▸ WHAT TO DO
Repeat every line below exactly as it reads.

▸ COLLECTED DATA
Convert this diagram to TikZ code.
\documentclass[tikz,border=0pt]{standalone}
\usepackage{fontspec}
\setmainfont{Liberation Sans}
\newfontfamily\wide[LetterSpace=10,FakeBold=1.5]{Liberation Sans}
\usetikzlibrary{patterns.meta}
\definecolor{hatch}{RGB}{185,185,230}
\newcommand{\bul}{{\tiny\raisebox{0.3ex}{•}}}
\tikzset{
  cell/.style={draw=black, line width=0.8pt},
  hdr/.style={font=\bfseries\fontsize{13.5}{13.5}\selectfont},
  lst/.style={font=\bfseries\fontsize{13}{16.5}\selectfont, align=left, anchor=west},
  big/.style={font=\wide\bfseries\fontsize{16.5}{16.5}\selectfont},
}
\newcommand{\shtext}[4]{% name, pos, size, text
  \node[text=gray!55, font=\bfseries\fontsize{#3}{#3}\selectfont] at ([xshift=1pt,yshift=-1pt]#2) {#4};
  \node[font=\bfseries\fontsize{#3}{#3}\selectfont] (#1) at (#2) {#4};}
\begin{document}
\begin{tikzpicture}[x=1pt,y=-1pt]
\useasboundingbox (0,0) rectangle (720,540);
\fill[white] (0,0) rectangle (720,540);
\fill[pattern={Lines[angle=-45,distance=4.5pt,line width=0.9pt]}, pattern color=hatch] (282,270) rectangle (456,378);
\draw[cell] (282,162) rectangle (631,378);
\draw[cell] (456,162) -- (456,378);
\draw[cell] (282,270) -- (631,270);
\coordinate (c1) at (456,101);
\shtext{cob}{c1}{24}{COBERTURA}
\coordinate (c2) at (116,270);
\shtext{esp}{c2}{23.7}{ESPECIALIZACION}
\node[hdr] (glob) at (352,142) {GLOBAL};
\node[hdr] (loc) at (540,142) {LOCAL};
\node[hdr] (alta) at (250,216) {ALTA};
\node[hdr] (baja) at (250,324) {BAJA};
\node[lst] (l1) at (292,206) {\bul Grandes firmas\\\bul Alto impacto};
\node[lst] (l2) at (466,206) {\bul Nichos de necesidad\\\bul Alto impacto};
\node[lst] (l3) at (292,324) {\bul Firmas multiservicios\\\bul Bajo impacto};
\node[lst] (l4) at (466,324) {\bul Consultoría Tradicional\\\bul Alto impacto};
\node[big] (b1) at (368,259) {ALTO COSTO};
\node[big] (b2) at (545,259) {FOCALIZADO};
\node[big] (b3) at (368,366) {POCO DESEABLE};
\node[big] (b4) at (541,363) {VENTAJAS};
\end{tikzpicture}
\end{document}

▸ COMPLETED TASK
Convert this diagram to TikZ code.
\documentclass[tikz,border=0pt]{standalone}
\usepackage{fontspec}
\setmainfont{Liberation Sans}
\newfontfamily\wide[LetterSpace=10,FakeBold=1.5]{Liberation Sans}
\usetikzlibrary{patterns.meta}
\definecolor{hatch}{RGB}{185,185,230}
\newcommand{\bul}{{\tiny\raisebox{0.3ex}{•}}}
\tikzset{
  cell/.style={draw=black, line width=0.8pt},
  hdr/.style={font=\bfseries\fontsize{13.5}{13.5}\selectfont},
  lst/.style={font=\bfseries\fontsize{13}{16.5}\selectfont, align=left, anchor=west},
  big/.style={font=\wide\bfseries\fontsize{16.5}{16.5}\selectfont},
}
\newcommand{\shtext}[4]{% name, pos, size, text
  \node[text=gray!55, font=\bfseries\fontsize{#3}{#3}\selectfont] at ([xshift=1pt,yshift=-1pt]#2) {#4};
  \node[font=\bfseries\fontsize{#3}{#3}\selectfont] (#1) at (#2) {#4};}
\begin{document}
\begin{tikzpicture}[x=1pt,y=-1pt]
\useasboundingbox (0,0) rectangle (720,540);
\fill[white] (0,0) rectangle (720,540);
\fill[pattern={Lines[angle=-45,distance=4.5pt,line width=0.9pt]}, pattern color=hatch] (282,270) rectangle (456,378);
\draw[cell] (282,162) rectangle (631,378);
\draw[cell] (456,162) -- (456,378);
\draw[cell] (282,270) -- (631,270);
\coordinate (c1) at (456,101);
\shtext{cob}{c1}{24}{COBERTURA}
\coordinate (c2) at (116,270);
\shtext{esp}{c2}{23.7}{ESPECIALIZACION}
\node[hdr] (glob) at (352,142) {GLOBAL};
\node[hdr] (loc) at (540,142) {LOCAL};
\node[hdr] (alta) at (250,216) {ALTA};
\node[hdr] (baja) at (250,324) {BAJA};
\node[lst] (l1) at (292,206) {\bul Grandes firmas\\\bul Alto impacto};
\node[lst] (l2) at (466,206) {\bul Nichos de necesidad\\\bul Alto impacto};
\node[lst] (l3) at (292,324) {\bul Firmas multiservicios\\\bul Bajo impacto};
\node[lst] (l4) at (466,324) {\bul Consultoría Tradicional\\\bul Alto impacto};
\node[big] (b1) at (368,259) {ALTO COSTO};
\node[big] (b2) at (545,259) {FOCALIZADO};
\node[big] (b3) at (368,366) {POCO DESEABLE};
\node[big] (b4) at (541,363) {VENTAJAS};
\end{tikzpicture}
\end{document}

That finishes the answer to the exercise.